La mémoire n’a pas aidé à l’émancipation [des Afro-américains]. La réécriture du combat de Martin Luther King et de son existence par les panégyristes et les idéologues qui l’ont élevé au rang de divinité civique bienveillante de l’Amérique l’a privé de son pouvoir de subversion, celui-là même dont les générations nouvelles pourraient faire usage. Après des années de combat pour l’établissement d’un jour de célébration en l’honneur de son époux défunt, Coretta Scott King obtient de Ronald Reagan, en dépit des controverses sur les allégeances communistes du pasteur, qu’il le lui accorde. En 1983, est donc instauré un jour férié, le 20 janvier, dédié à Martin Luther King, ainsi rapatrié dans le giron de l’Amérique reconnaissante.
King est célébré par l’Amérique rassemblée et absoute de ses crimes passés. Quoi de plus glorieux dans l’histoire nationale que cet homme mort en martyr pour révéler la fraternité des hommes et la bonté fondamentale de l’Amérique ? La vie de King est devenue un conte pour enfants [alors qu’il a été incarcéré une trentaine de fois], la chronique d’une rédemption nationale ouverte par Abraham Lincoln et refermée par le discours de 1963, « Je fais un rêve ». Ce souvenir-écran oblitère la réalité même de cet événement, une mobilisation syndicale massive organisée par des socialistes pour réclamer des emplois décents, des investissements publics et de meilleurs salaires.

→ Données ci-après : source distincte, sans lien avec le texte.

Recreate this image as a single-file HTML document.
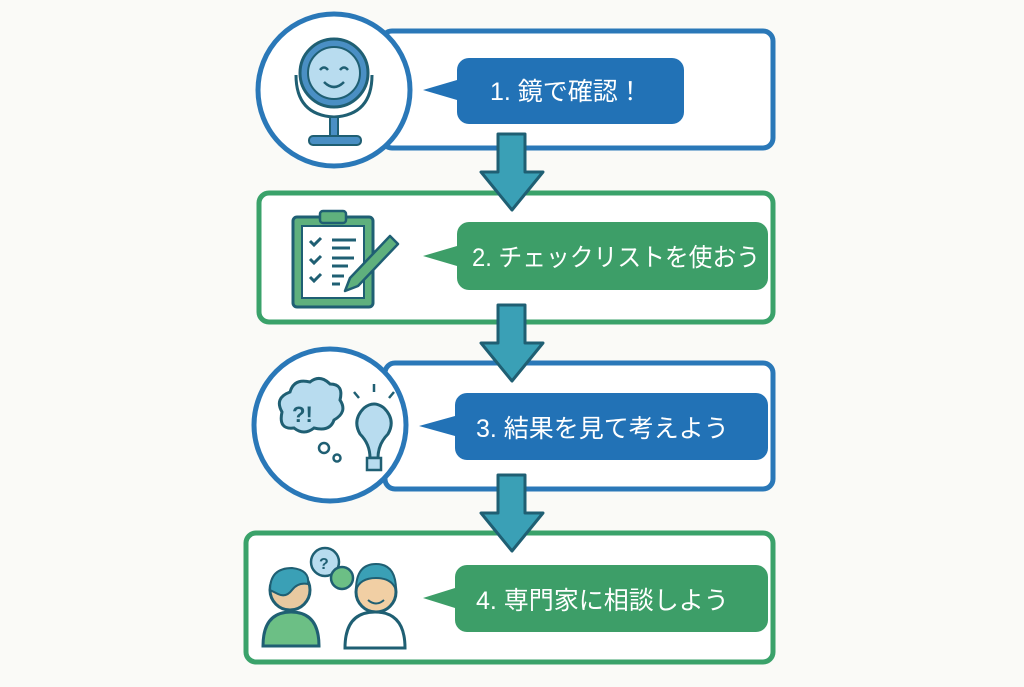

Les dernières années de la vie de King sont passées sous silence et le pasteur, pétrifié dans le marbre de l’amour et dans le registre du rêve patriotique, est devenu l’objet d’un consensus d’autant plus troublant qu’il fut la personnalité la plus contestée et à certains égards la plus haïe de son époque. Comme tous les mythes fondateurs, le King auquel on a consacré un jour éponyme, imposant un devoir de mémoire collective, sert à l’édification nationale et à la légitimation institutionnelle de la démocratie américaine d’après-guerre. On l’enseigne dans les écoles à des fins d’instruction civique. La légende du "grand homme" permet de taire le rôle de ses prédécesseurs, socialistes et communistes, d’effacer la contribution essentielle des dissidents de la SNCC [Students Nonviolent Coordinating Commitee], sans lesquels la révolution n’aurait pas eu lieu, et d’établir une opposition binaire entre le bon pasteur Martin et le diabolique Malcom X.
La radicalité de King passerait aux oubliettes de l’histoire américaine, n’étaient les vigies académiques et militantes. Le travestissement de sa pensée - réduite à l’égalité raciale formelle - est le prix à payer pour intégrer à la geste américaine l’histoire de la lutte pour les droits civiques. La "domestication" de King, l’affadissement de son message, sert les ultraconservateurs comme les bonnes âmes du "post-racial". L’amnésie qui efface les revendications radicales de King permet la réconciliation d’un pays terrifié par la perspective de la division et qui préfère ignorer - King l’a pourtant martelé - que les inégalités le rongent. Son héritage essentiel, sa foi révolutionnaire dans l’avènement de la justice, est un « trésor perdu », il « n’a été précédé d’aucun testament ».
Le testament de King réside dans ses textes et ses sermons, tels que les historiens et les militants remettant l’histoire sur ses pieds les exhument depuis quelques années. Ce n’est pas une icône attendrissante qui disait au pays : « Amérique, je n’ai pas l’intention de te laisser en paix tant que tous les enfants de Dieu ne seront pas respectés et que chacun ne respectera pas la dignité et la valeur de la personne humaine. Amérique ! Je ne te laisserai pas en paix tant que depuis chaque ville du pays le flot de la justice ne déferlera pas... Amérique, je ne te laisserai pas en paix tant que tu ne seras pas à la hauteur de "tous les hommes sont créés égaux et doués par le créateur de droits inaliénables" ».
Les décennies qui séparent la mort de King de notre temps sont marquées par une lutte entre mythe et mémoire, sauvegarde des acquis et creusement des injustices. La démocratie réelle, égalitaire et sociale réclamée par King est toujours un projet lointain, sans doute inatteignable, et l’élection d’un président noir, preuve du chemin parcouru, ne modère en rien le constat de l’ampleur de la route qu’il reste à parcourir.